2nd Sunday of Ordinary Time, Year B – 17th January 2021 — Gospel: John 1: 35-42
Individual’s Personal Testimony
Jesus didn’t launch his kingdom through preaching to large crowds at an evangelistic campaign or by mass mailing. His ministry in John’s Gospel began quietly with two of John the Baptist’s disciples (Andrew and probably John). John the Baptist testifies about who Jesus is to them. Following his verbal index finger, they left John and went after Jesus to find out for themselves who Jesus is. The two disciples are welcomed by Jesus and afterwards Andrew first found his own brother Simon and brought him to Jesus. Probably, John also later told his brother, James. They all got excited about who Jesus was and that excitement spilled over into telling their relatives and friends, so they too will “come and see” this man from Galilee and be changed by that experience. Their personal experience facilitated them to address Jesus with a variety of titles. The primary motif then is the revelation about Jesus’ nature, which he gradually begins to unfold to individuals. Spending time with Jesus transforms them, as seen in the change in title they use to refer to him.
John the Baptist is the first testimony and points to Jesus as the “Lamb of God” (Jn 1,36). This title focuses on Jesus as the supreme and final sacrifice for sinners as pointed in OT. On the basis of hearing this testimony, John’s disciples determined to follow Jesus. At first they call Jesus as “rabbi” (Jn 1,38) which means “teacher,” an honorary title that students would use to address their teacher. But after their experience with Jesus, Andrew refers to Simon about Jesus by the more significant title “Messiah” (Jn 1,41).

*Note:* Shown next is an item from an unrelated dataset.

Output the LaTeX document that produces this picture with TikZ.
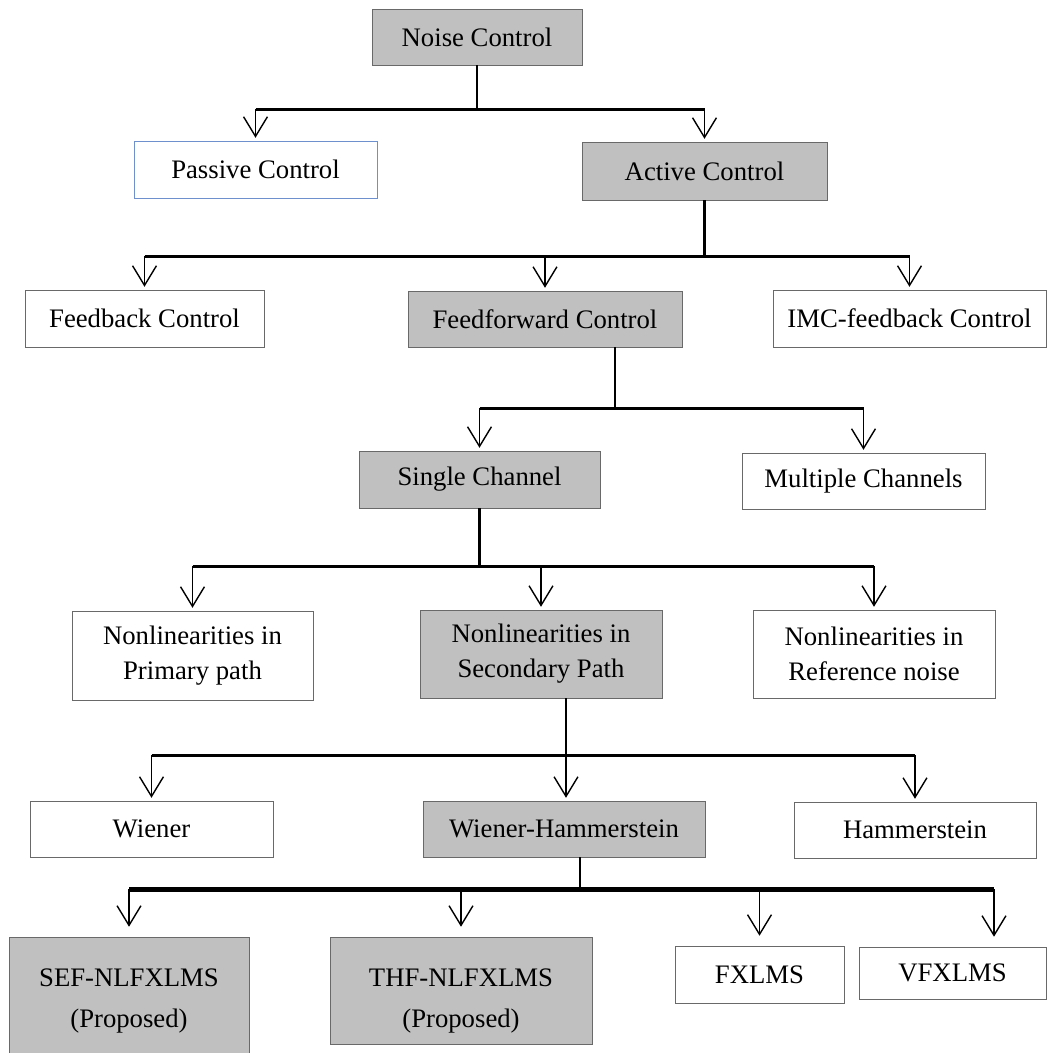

This title emphasizes that Andrew has come to see Jesus as the fulfilment of Jewish messianic expectations. When Simon comes an intimate encounter occurs. Jesus then looked at him and said, “You are Simon the son of John; you shall be called Cephas.” Here the focus is not so much on the meaning of the name, but rather on Jesus’ authority over people and his power to change them into what he wants them to be so that he can use them for his sovereign purposes. Just as the first two disciples’ experience of Jesus changes from mere followers to devotees, Peter’s experience with Jesus leads to a transformation of his identity, from Simon to Cephas/Peter.
Like the revelation of God on Mt. Sinai that climaxes in God’s covenant with Israel, the disciples’ personal encounter with Jesus establishes intimate relationship and transformative experience. Jesus shares in the divinity of God, although he has taken on the human condition. He is the Lamb of God who heals the broken, sinful relationship between God and humanity. He is the Messiah who accompanies Jesus’ disciples and the marginalized at all times to “come and see”.